WHAT THIS TASK INVOLVES
The listing below holds pictures; exclude them. Return exactly the lines from the one with "Write the Apache ECharts code for this chart." through the one with "const yName = 'Millones de pesos';".

RECORD EXTRACTS
## Begin

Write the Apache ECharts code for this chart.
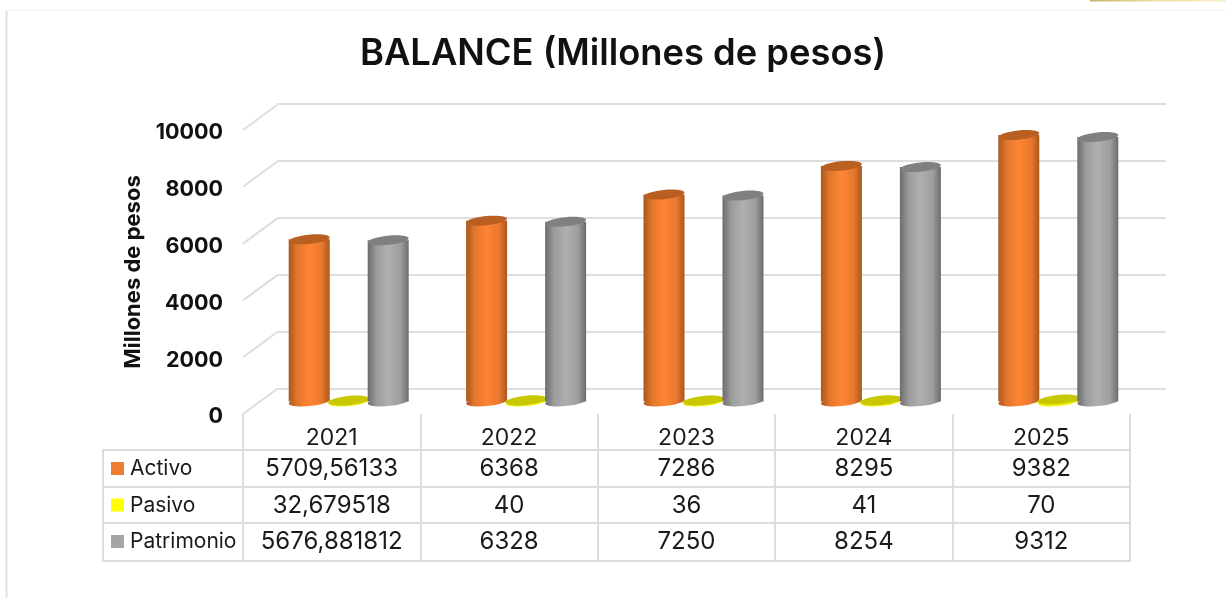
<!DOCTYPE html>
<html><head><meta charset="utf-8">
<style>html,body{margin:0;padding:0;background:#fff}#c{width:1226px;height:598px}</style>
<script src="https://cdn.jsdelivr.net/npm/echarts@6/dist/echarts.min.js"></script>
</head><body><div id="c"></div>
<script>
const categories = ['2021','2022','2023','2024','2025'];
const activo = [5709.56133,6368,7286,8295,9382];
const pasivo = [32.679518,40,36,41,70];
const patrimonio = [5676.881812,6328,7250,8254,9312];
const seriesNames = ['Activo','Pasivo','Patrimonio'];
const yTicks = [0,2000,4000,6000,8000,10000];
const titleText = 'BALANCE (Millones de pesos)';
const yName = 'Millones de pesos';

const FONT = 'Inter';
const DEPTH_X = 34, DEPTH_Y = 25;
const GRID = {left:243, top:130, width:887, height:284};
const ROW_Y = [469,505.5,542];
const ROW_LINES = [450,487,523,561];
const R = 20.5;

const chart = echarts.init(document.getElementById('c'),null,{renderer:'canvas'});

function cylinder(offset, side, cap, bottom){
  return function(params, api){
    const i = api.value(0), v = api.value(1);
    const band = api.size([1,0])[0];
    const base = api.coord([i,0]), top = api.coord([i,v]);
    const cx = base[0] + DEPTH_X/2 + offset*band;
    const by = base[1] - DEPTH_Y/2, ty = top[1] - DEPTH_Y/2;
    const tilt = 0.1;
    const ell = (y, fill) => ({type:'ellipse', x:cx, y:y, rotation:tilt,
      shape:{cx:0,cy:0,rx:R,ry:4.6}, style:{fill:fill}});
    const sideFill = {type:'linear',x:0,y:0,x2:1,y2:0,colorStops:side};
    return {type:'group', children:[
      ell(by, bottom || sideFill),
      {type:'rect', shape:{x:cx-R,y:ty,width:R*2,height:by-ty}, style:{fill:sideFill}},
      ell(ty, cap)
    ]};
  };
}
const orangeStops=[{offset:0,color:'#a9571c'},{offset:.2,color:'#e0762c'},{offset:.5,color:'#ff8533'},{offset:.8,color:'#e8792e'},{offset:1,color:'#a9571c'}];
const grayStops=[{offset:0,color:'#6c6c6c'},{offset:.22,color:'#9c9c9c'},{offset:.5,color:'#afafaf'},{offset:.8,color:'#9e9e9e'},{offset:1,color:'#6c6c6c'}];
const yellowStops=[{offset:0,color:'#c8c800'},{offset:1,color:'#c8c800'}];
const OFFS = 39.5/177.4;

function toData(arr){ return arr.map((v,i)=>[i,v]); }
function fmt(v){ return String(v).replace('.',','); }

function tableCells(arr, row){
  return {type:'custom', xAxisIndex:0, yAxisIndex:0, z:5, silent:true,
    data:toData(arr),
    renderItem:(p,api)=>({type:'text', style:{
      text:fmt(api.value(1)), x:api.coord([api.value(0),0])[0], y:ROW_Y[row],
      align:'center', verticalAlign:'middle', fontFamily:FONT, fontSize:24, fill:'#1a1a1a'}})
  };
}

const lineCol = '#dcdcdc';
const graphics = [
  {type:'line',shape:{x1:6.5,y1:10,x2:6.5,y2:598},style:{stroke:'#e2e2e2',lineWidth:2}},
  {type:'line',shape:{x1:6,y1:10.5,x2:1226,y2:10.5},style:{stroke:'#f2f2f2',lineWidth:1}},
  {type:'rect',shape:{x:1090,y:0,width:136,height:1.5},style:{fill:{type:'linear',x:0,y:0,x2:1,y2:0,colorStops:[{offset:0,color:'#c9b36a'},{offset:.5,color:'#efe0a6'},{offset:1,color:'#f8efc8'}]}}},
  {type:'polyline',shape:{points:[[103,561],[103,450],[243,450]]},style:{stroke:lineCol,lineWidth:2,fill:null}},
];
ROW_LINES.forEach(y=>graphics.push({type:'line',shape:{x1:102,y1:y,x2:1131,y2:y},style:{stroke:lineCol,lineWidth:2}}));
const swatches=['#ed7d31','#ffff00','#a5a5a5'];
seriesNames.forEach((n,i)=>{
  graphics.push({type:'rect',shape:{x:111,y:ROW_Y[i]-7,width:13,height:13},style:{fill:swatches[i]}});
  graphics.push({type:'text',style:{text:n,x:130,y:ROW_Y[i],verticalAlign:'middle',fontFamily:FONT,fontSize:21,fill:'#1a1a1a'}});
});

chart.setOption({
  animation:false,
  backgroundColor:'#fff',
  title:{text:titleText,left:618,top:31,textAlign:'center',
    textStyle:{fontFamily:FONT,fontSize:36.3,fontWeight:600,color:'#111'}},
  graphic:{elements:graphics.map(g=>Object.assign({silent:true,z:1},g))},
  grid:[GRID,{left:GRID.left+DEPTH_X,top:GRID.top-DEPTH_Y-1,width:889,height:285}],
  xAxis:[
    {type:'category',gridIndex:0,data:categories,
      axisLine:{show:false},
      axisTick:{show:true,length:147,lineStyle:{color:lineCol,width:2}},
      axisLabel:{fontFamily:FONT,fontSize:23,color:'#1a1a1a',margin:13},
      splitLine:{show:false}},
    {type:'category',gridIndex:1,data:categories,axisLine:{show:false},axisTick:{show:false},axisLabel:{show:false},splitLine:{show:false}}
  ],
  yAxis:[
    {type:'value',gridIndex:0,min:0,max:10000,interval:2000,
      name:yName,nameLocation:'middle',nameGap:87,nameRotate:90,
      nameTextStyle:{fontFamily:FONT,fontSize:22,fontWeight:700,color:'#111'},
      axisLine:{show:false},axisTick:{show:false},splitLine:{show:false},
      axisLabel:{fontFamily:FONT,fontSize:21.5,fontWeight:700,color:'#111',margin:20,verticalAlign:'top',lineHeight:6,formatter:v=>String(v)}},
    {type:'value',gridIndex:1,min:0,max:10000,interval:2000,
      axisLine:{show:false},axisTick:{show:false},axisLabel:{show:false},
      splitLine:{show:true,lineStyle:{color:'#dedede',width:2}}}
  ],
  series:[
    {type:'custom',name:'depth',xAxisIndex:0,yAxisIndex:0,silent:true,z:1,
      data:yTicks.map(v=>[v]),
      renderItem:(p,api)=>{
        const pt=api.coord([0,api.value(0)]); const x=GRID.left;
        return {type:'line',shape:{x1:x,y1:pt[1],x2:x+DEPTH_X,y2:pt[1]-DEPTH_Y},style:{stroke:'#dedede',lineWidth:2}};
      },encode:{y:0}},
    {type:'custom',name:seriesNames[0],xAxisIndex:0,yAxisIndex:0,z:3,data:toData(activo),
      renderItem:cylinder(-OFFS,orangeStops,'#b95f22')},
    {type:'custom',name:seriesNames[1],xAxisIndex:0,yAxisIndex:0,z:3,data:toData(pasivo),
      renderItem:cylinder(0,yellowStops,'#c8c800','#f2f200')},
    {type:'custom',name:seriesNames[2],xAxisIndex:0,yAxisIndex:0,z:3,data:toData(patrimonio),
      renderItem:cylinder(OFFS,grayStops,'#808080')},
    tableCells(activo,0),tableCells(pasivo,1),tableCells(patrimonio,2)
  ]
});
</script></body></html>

## End
## Begin

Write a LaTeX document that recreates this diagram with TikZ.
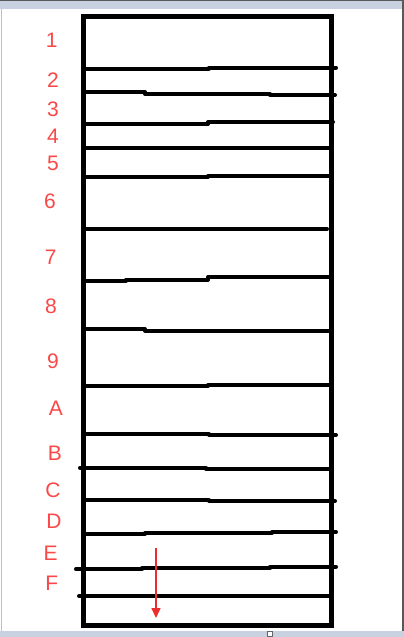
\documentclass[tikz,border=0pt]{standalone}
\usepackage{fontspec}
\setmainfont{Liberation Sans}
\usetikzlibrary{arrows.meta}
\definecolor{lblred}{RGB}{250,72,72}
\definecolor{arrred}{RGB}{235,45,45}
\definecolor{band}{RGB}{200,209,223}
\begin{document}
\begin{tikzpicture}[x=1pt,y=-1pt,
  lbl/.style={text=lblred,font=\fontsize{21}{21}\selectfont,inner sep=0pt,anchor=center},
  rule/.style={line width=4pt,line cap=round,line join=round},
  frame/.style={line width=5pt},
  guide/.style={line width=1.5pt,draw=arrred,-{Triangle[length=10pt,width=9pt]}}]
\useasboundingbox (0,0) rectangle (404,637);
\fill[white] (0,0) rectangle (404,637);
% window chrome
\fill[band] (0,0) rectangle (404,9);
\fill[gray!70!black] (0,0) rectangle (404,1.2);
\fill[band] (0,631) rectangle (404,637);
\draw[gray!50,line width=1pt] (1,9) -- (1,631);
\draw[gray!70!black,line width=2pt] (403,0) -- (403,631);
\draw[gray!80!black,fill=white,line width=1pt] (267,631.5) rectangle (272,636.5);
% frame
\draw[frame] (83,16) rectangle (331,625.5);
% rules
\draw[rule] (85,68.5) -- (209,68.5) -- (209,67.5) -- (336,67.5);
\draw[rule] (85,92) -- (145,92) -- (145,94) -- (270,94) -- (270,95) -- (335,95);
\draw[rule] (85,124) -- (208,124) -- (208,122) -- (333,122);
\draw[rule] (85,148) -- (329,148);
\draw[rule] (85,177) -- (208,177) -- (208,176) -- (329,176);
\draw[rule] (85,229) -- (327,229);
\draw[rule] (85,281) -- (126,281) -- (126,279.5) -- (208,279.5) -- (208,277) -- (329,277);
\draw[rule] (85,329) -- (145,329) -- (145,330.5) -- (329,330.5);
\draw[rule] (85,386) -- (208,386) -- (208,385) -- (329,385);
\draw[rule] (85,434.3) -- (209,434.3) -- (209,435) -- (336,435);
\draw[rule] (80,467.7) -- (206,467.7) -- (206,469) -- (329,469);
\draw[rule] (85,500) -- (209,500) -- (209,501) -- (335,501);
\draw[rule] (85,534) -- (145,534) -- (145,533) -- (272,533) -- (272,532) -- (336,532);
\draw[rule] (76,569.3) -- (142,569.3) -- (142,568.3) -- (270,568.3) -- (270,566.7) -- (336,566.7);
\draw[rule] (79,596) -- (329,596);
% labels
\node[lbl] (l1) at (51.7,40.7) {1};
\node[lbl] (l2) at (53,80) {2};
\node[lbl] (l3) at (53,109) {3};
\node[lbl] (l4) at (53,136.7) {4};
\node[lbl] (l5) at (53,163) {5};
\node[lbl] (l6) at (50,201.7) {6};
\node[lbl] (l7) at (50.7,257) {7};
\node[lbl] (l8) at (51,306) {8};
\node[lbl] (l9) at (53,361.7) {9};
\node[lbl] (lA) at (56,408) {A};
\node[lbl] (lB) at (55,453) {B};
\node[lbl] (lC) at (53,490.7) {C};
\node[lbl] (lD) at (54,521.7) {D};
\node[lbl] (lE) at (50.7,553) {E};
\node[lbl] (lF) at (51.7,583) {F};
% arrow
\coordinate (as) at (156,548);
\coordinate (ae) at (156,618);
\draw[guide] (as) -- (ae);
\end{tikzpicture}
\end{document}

## End

COMPLETE ANSWER
Write the Apache ECharts code for this chart.
<!DOCTYPE html>
<html><head><meta charset="utf-8">
<style>html,body{margin:0;padding:0;background:#fff}#c{width:1226px;height:598px}</style>
<script src="https://cdn.jsdelivr.net/npm/echarts@6/dist/echarts.min.js"></script>
</head><body><div id="c"></div>
<script>
const categories = ['2021','2022','2023','2024','2025'];
const activo = [5709.56133,6368,7286,8295,9382];
const pasivo = [32.679518,40,36,41,70];
const patrimonio = [5676.881812,6328,7250,8254,9312];
const seriesNames = ['Activo','Pasivo','Patrimonio'];
const yTicks = [0,2000,4000,6000,8000,10000];
const titleText = 'BALANCE (Millones de pesos)';
const yName = 'Millones de pesos';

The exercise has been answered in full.